Pushing Christmas
I don't know just what happened to you this past weekend, but in
churches along the Eastern Seaboard we had serious scheduling
challenges. We had nearly a foot of snow arriving right at worship time
on Sunday.
So one church I know delayed their Christmas Pageant until well into
the New Year. Another one re-scheduled a big meal. We held a small
worship service here but (sadly) suspended singing the Messiah.
All over, many Advent and Christmas activities got pushed into the
New Year.
Now that it is Christmas Eve, I'd like to ponder New Years, for a
moment. And frankly not just any New Year at first but the one that
took place a decade ago, when we turned over the calendar from 1999 to
a fresh millennium in 2000. I'd like to ponder what was happening ten
years ago to see what we discern about our current Christmas experience
and the time ahead.
Do you remember New Year's Eve 1999? Do you remember where you were?
I was in Maine. It was cold. And it was also bitter, because for months
prior to that night, you and I had been subjected to predictions that
on a rolling, global scale there was a decent chance that lights would
go out, computers would shut down, aircraft would be unguided, and food
sources would suffer injury.
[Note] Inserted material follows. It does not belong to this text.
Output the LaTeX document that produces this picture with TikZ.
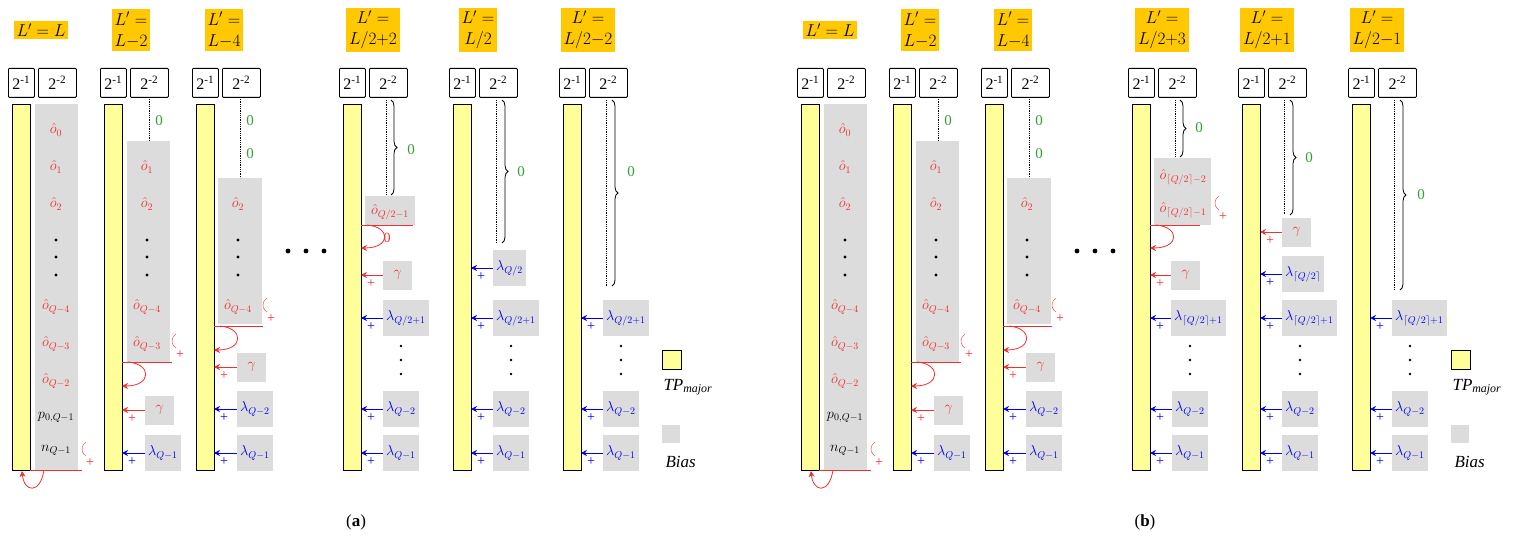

The Millennium Bug was feared to wreak
havoc on our globe, and many, many otherwise circumspect and civil
people were hoarding water, batteries, and Dinty Moore dinners in their
basements. Folks went off to the hills in Montana and probably even
Wellesley Hills, concerned for their condition. Apocalyptic -- usually
a Biblical word -- became a lifestyle around Christmas 1999.
And then, as you'll remember, nothing happened.
And then, as we know, something did.
Instead of an instantaneous event, there was a rolling Millennial
Bug. For between the years 1999 and 2009 many predictions came to pass,
not in a minute but across a decade.
Has anyone here not lost a computer since 1999? Did everyone here
remember to back up your hard drive regularly, or like me have you lost
family pictures and tax records at least once? Does anyone here drink
tap water, always? Have we forgotten all the armed conflicts of the
decade or overlooked those who hoard weapons and use them, even
domestically? I was stuck in traffic during the Canadian/ American
Blackout of 2003. It was big -- 55 million affected. At different times
I've avoided spinach, hamburger, tomatoes, SARS, swine flu, and more
due to reported dangers. It seems that the Millennium Bug came to pass,
little by little.
Christmas is like that, too.
Many of us think it will happen in a flash, and we gather our
material ornaments around us, and we focus all of our joy or as the
hymn says, the hopes and fears of all the years, in one hour, one
night, one event. Which is not entirely wrong. But it's not entire,
either. Christmas begins here, but if it doesn't spread out, if it
doesn't slide into the New Year to all the needs of all the globe, it
isn't God's Christmas but something else.
- Isaiah said that the child to be born was Prince of Peace.
- At His birth, Luke said Jesus would guide our feet in the way of
peace.
- Micah said that David's successor would be a Bethlehemite.
- Luke says Jesus was there briefly but moved elsewhere to grow up
and to minister.
- The shepherds saw a light in the heavens, and filled with both
fear and awe they thought that was their God.
- But the angels said the heavens were not the place to find the
true sign, indeed they literally said that the sign was on the
earth: a babe, wrapped in swaddling cloths, in a feeding trough, as
if the symbol could be any more obvious to those who tended sheep.
This birth takes
time. This birth takes movement. This birth is in our midst and our
future.
I bet you've heard the story of Jesus' birth a score of times or
more. But notice again this one simple fact: it takes one half of one
verse to proclaim that Jesus is born. The other nineteen and a half
verses of this same story are all about how we react, what we do next,
and what it takes for His birth to push into our history.
Christmas is New Years for Christians. It is the fresh start of
hope. It is delivery on a promise. It is the sort of peace that means
wholeness, so everyone must be invited. And it is not contained in the heavens, because heaven itself looks to earth this night to see God
alive.
In church this past week, something bigger than us, more powerful
than us made us change our plans. So we moved pageant, meal, and Messiah
from where we thought they should be. Something bigger than us, more
powerful than us pushed them into our future. Which is, frankly, where
God said they would be all along.
So delight in this evening, this day, this gift. Rejoice that it is
finally here. Surround yourself with holy light, as an angel chorus.
But don't leave Christmas here tonight. It is just beginning. And all
its promises will come to pass. Amen.